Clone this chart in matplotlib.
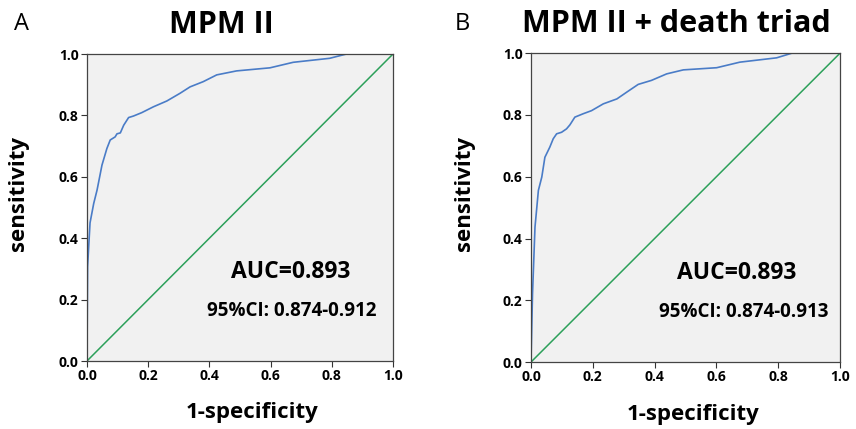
import numpy as np
import matplotlib.pyplot as plt

plt.rcParams['font.family'] = ['Open Sans', 'DejaVu Sans']

# ROC curve A: MPM II
fpr_a = [0.0, 0.002, 0.01, 0.022, 0.033, 0.049, 0.065, 0.076, 0.092, 0.098, 0.109, 0.12,
         0.136, 0.152, 0.179, 0.217, 0.261, 0.304, 0.337, 0.38, 0.424, 0.489, 0.598,
         0.674, 0.793, 0.848, 1.0]
tpr_a = [0.0, 0.307, 0.45, 0.513, 0.557, 0.638, 0.692, 0.72, 0.73, 0.74, 0.743, 0.768,
         0.793, 0.798, 0.809, 0.828, 0.847, 0.872, 0.893, 0.91, 0.932, 0.945, 0.955,
         0.973, 0.986, 1.0, 1.0]

# ROC curve B: MPM II + death triad
fpr_b = [0.0, 0.005, 0.013, 0.024, 0.035, 0.045, 0.061, 0.072, 0.083, 0.099, 0.115, 0.126,
         0.142, 0.169, 0.196, 0.234, 0.278, 0.31, 0.347, 0.39, 0.439, 0.493, 0.601,
         0.676, 0.795, 0.844, 1.0]
tpr_b = [0.0, 0.221, 0.437, 0.556, 0.599, 0.663, 0.696, 0.723, 0.739, 0.744, 0.755, 0.768,
         0.793, 0.804, 0.814, 0.836, 0.852, 0.874, 0.899, 0.912, 0.933, 0.946, 0.953,
         0.971, 0.985, 1.0, 1.0]

titles = ['MPM II', 'MPM II + death triad']
letters = ['A', 'B']
auc_text = ['AUC=0.893', 'AUC=0.893']
ci_text = ['95%CI: 0.874-0.912', '95%CI: 0.874-0.913']
ticks = [0.0, 0.2, 0.4, 0.6, 0.8, 1.0]

fig = plt.figure(figsize=(8.56, 4.29), dpi=100)
positions = [[0.1016, 0.1585, 0.3575, 0.7156], [0.6203, 0.156, 0.361, 0.72]]
curves = [(fpr_a, tpr_a), (fpr_b, tpr_b)]
title_x = [0.44, 0.47]
xlab_x = [0.54, 0.524]
ylab_x = [-0.19, -0.18]
ci_x = [0.67, 0.69]

for i in range(2):
    ax = fig.add_axes(positions[i])
    ax.set_facecolor('#f1f1f1')
    ax.plot(curves[i][0], curves[i][1], color='#4a7cc7', lw=1.2)
    ax.plot([0, 1], [0, 1], color='#2ca05a', lw=1.1)
    ax.set_xlim(0, 1)
    ax.set_ylim(0, 1)
    ax.set_xticks(ticks)
    ax.set_yticks(ticks)
    ax.set_xticklabels(['%.1f' % t for t in ticks], fontweight='bold', fontsize=10)
    ax.set_yticklabels(['%.1f' % t for t in ticks], fontweight='bold', fontsize=10)
    ax.tick_params(direction='out', length=4, width=0.8, color='#333333', pad=2)
    for s in ax.spines.values():
        s.set_color('#444444')
        s.set_linewidth(0.9)
    ax.set_xlabel('1-specificity', fontsize=16, fontweight='bold')
    ax.set_ylabel('sensitivity', fontsize=16, fontweight='bold')
    ax.xaxis.set_label_coords(xlab_x[i], -0.135)
    ax.yaxis.set_label_coords(ylab_x[i], 0.547)
    ax.set_title(titles[i], fontsize=22, fontweight='bold', pad=15, x=title_x[i])
    ax.text(0.665, 0.29, auc_text[i], fontsize=16.5, fontweight='bold',
            ha='center', va='center', transform=ax.transAxes)
    ax.text(ci_x[i], 0.163, ci_text[i], fontsize=13.5, fontweight='bold',
            ha='center', va='center', transform=ax.transAxes)

fig.text(0.025, 0.945, letters[0], fontsize=17, ha='center', va='center')
fig.text(0.54, 0.945, letters[1], fontsize=17, ha='center', va='center')

fig.savefig('out.png', dpi=100)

- [Set task] Leaving the pictures aside, transcribe the entire listing exactly.

- [Solution for this task]
Clone this chart in matplotlib.
import numpy as np
import matplotlib.pyplot as plt

plt.rcParams['font.family'] = ['Open Sans', 'DejaVu Sans']

# ROC curve A: MPM II
fpr_a = [0.0, 0.002, 0.01, 0.022, 0.033, 0.049, 0.065, 0.076, 0.092, 0.098, 0.109, 0.12,
         0.136, 0.152, 0.179, 0.217, 0.261, 0.304, 0.337, 0.38, 0.424, 0.489, 0.598,
         0.674, 0.793, 0.848, 1.0]
tpr_a = [0.0, 0.307, 0.45, 0.513, 0.557, 0.638, 0.692, 0.72, 0.73, 0.74, 0.743, 0.768,
         0.793, 0.798, 0.809, 0.828, 0.847, 0.872, 0.893, 0.91, 0.932, 0.945, 0.955,
         0.973, 0.986, 1.0, 1.0]

# ROC curve B: MPM II + death triad
fpr_b = [0.0, 0.005, 0.013, 0.024, 0.035, 0.045, 0.061, 0.072, 0.083, 0.099, 0.115, 0.126,
         0.142, 0.169, 0.196, 0.234, 0.278, 0.31, 0.347, 0.39, 0.439, 0.493, 0.601,
         0.676, 0.795, 0.844, 1.0]
tpr_b = [0.0, 0.221, 0.437, 0.556, 0.599, 0.663, 0.696, 0.723, 0.739, 0.744, 0.755, 0.768,
         0.793, 0.804, 0.814, 0.836, 0.852, 0.874, 0.899, 0.912, 0.933, 0.946, 0.953,
         0.971, 0.985, 1.0, 1.0]

titles = ['MPM II', 'MPM II + death triad']
letters = ['A', 'B']
auc_text = ['AUC=0.893', 'AUC=0.893']
ci_text = ['95%CI: 0.874-0.912', '95%CI: 0.874-0.913']
ticks = [0.0, 0.2, 0.4, 0.6, 0.8, 1.0]

fig = plt.figure(figsize=(8.56, 4.29), dpi=100)
positions = [[0.1016, 0.1585, 0.3575, 0.7156], [0.6203, 0.156, 0.361, 0.72]]
curves = [(fpr_a, tpr_a), (fpr_b, tpr_b)]
title_x = [0.44, 0.47]
xlab_x = [0.54, 0.524]
ylab_x = [-0.19, -0.18]
ci_x = [0.67, 0.69]

for i in range(2):
    ax = fig.add_axes(positions[i])
    ax.set_facecolor('#f1f1f1')
    ax.plot(curves[i][0], curves[i][1], color='#4a7cc7', lw=1.2)
    ax.plot([0, 1], [0, 1], color='#2ca05a', lw=1.1)
    ax.set_xlim(0, 1)
    ax.set_ylim(0, 1)
    ax.set_xticks(ticks)
    ax.set_yticks(ticks)
    ax.set_xticklabels(['%.1f' % t for t in ticks], fontweight='bold', fontsize=10)
    ax.set_yticklabels(['%.1f' % t for t in ticks], fontweight='bold', fontsize=10)
    ax.tick_params(direction='out', length=4, width=0.8, color='#333333', pad=2)
    for s in ax.spines.values():
        s.set_color('#444444')
        s.set_linewidth(0.9)
    ax.set_xlabel('1-specificity', fontsize=16, fontweight='bold')
    ax.set_ylabel('sensitivity', fontsize=16, fontweight='bold')
    ax.xaxis.set_label_coords(xlab_x[i], -0.135)
    ax.yaxis.set_label_coords(ylab_x[i], 0.547)
    ax.set_title(titles[i], fontsize=22, fontweight='bold', pad=15, x=title_x[i])
    ax.text(0.665, 0.29, auc_text[i], fontsize=16.5, fontweight='bold',
            ha='center', va='center', transform=ax.transAxes)
    ax.text(ci_x[i], 0.163, ci_text[i], fontsize=13.5, fontweight='bold',
            ha='center', va='center', transform=ax.transAxes)

fig.text(0.025, 0.945, letters[0], fontsize=17, ha='center', va='center')
fig.text(0.54, 0.945, letters[1], fontsize=17, ha='center', va='center')

fig.savefig('out.png', dpi=100)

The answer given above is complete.